California's Identity Information Protection Act would prohibit the use of contactless integrated circuits in government-issued identification documents.
Published: May 2, 2005

The California state senate judiciary committee has approved a bill that if passed into law would prohibit California state-, county- or municipality-issued identification cards from containing a contactless integrated circuit, such as an RFID inlay, that could, as the bill states, “broadcast personal information or enable personal information to be scanned remotely.” Such cards would include driver’s licenses, state employee ID cards, library cards issued by any public library, and ID cards issued by a public school or university.

While California and other states have introduced legislation (none of which has been voted into law) to control the use of radio frequency identification in commercial applications in order to protect consumer privacy, the lawmakers say this is the first bill that addresses the use of RFID within a body of government.


Sen. Simitian

On Tuesday, Mar. 26, the California state senate’s judiciary committee voted 6 to 1 to pass the Identity Information Protection Act of 2005. California State Senator Joe Simitian (D-Palo Alto) introduced the bill, for which he received strong support from the American Civil Liberties Union and the Electronic Frontier Foundation. The bill is now on its way to the state senate’s appropriations committee, which is expected to approve the bill and send it on to the full senate by late May or early June.
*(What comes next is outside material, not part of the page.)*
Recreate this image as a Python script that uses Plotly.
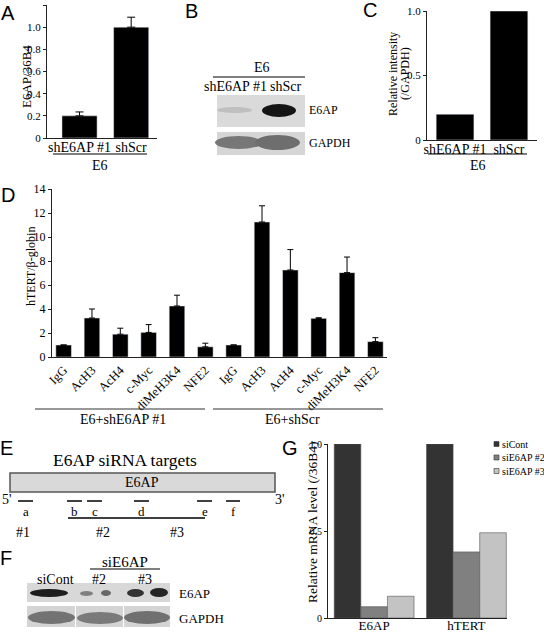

Simitian says the bill is intended to address the privacy, personal safety and financial security of individuals. Controversy over the use of RFID in school ID cards at a Sacramento-area elementary school this winter (see RFID Takes Attendance-and Heat) spurred the bill.

The bill excludes a number of existing applications of RFID, including the use of RFID transponders for automated bridge toll payments and for the identification of prison inmates, patients in mental institutions and children in hospitals operated by the state or by a county or municipal government. It calls for the elimination of existing uses of RFID (such as for access cards) in state, county or municipal government buildings in California, by the year 2011.

It does, however, allow for government agencies to petition for the use of contactless integrated circuits in identification documents if those agencies can prove a compelling state interest for doing so and show that there is “no means less intrusive to the individual’s privacy and security that would achieve that compelling state interest.”

“The starting point of the bill is not about technological parameters, which I think are likely to change anyway,” says Simitian, referring to the various read ranges of RFID devices and the form factors in which tags and readers are available. “The starting point is, ‘Let’s keep private information private; let’s make sure that government is part of the solution and not part of the problem, at the state and local level.’ We’re not going to put this technology into identification documents unless there really is some compelling state interest and other technology simply won’t work.”

“RFID has come under increased scrutiny over the past few years. When it got to the point where it was being talked about at a local elementary school district all the way to the U.S. Department of State, it seemed to me it was time to take a step back and try to provide some thoughtful, rational policy basis for the decision-making that will be necessary in the coming years, about the appropriate use of RFID,” he says, alluding to the State Department’s plan to begin issuing U.S. passports with embedded RFID tags later this year (see U.S. Tests E-Passports). The passport’s tag would be used by the government and customs agents to call up personal information, including biometric data, on the passport holder.

The senator adds that while he believes there are legitimate privacy concerns over the uses of RFID in commercial applications, “there is a qualitative difference in implication in the use of RFID in government documents.”

The bill also states that any person reading or attempting to read an identification document without the holder’s permission may be punished, upon conviction, by imprisonment in a county jail for up to one year.